When cornered by the media, Naik said that he was quoted out of context. However, his statements have landed him in trouble earlier and Mumbai Police had booked him for hurting the public sentiment.
What's worse, his statements have not only earned him the wrath of people from religions other than Islam, but those from various sects of Islam have also been annoyed by his views, especially those on Karbala.
But all said and done, the police and investigating agencies haven't been able to find a terror angle in his speeches, nor have they been able to establish that Naik has links with terrorist organisations.
Only twice have the investigating agencies raised eyebrows on him on the terror front - first when one of the men working for the Islamic Research Foundation was arrested in the 2006 Aurangabad arms haul case but then later let off by the ATS, and then when Feroz Abdul Latif Ghaswala, arrested by the Delhi special cell in April 2006 with RDX, told the Mumbai Police that he had attended Naik's programme at Srinagar and then searched for militant contacts which would help him in joining militancy.
But sources in the ATS say that they couldn't get any evidence or clues which could prove Naik's role in tutoring terrorists.
"There are three stages through which fresh terror recruits goes through," said a senior ATS officer, "first he meets radical preachers who makes the young man sensitive towards religion, then the peers make the youngster an extremist and when he gets in touch with crime he becomes a terrorist or joins a terrorist organisation."
The officer felt that Naik's speeches had the potential to radicalise young minds but for any agency it's very difficult to pinpoint how his speeches or preaching can turn the person into a terrorist.

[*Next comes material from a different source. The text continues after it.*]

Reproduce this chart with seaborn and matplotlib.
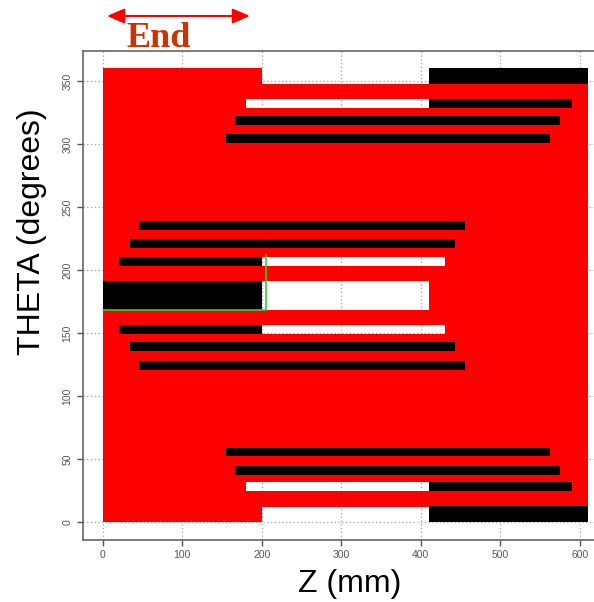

Naik himself in his press conference has tried to challenge the media on this front saying, "I challenge the media to give me proof that I am supporting violence. The Quran says if you kill one man you kill the world."
His action-packed press conference last week suits his style of presenting himself. Rather than coming to Mumbai amidst the controversy he chose to speak via Skype from Medina. He wanted to play a victim of media campaign against him as he knew that this would earn him a few thousand more followers.
He bashed the media saying that it is making a terrorist out of him. It has been a few days now but investigating agencies are yet to find anything against him which will link him to terrorism.
The Mumbai Police have been studying his speeches and some officers have also questioned the funding of Peace TV and the Union home ministry has already begun an investigation into this.
Former Mumbai Police commissioner Satyapal Singh has alleged that he had submitted his report on Naik to the then Congress-NCP government but it didn't act on the report.
However, he is silent on no action being taken by the new government against Naik even after ten days and on why despite his old report, chief minister Fadnavis has had to come up with new investigation orders.
Those sects among the Muslims who oppose Naik and his preaching think that this controversy will find him new followers.
Despite so many allegations in the media, Naik has clearly said that he had no plans to come to India at least for the next one year as he was an NRI and operated from the Middle East.
But his last statement before ending the five-hour-long press conference has a direct question for the Mumbai Police and those who want him to be pinned down as a preacher of terrorism.
"I am proud to be an Indian Muslim... I believe in the Indian Constitution. If the agencies are saying I am a terrorist, then why are they not arresting me?"
Surely, the agencies are trying their best to answer him through their investigation report.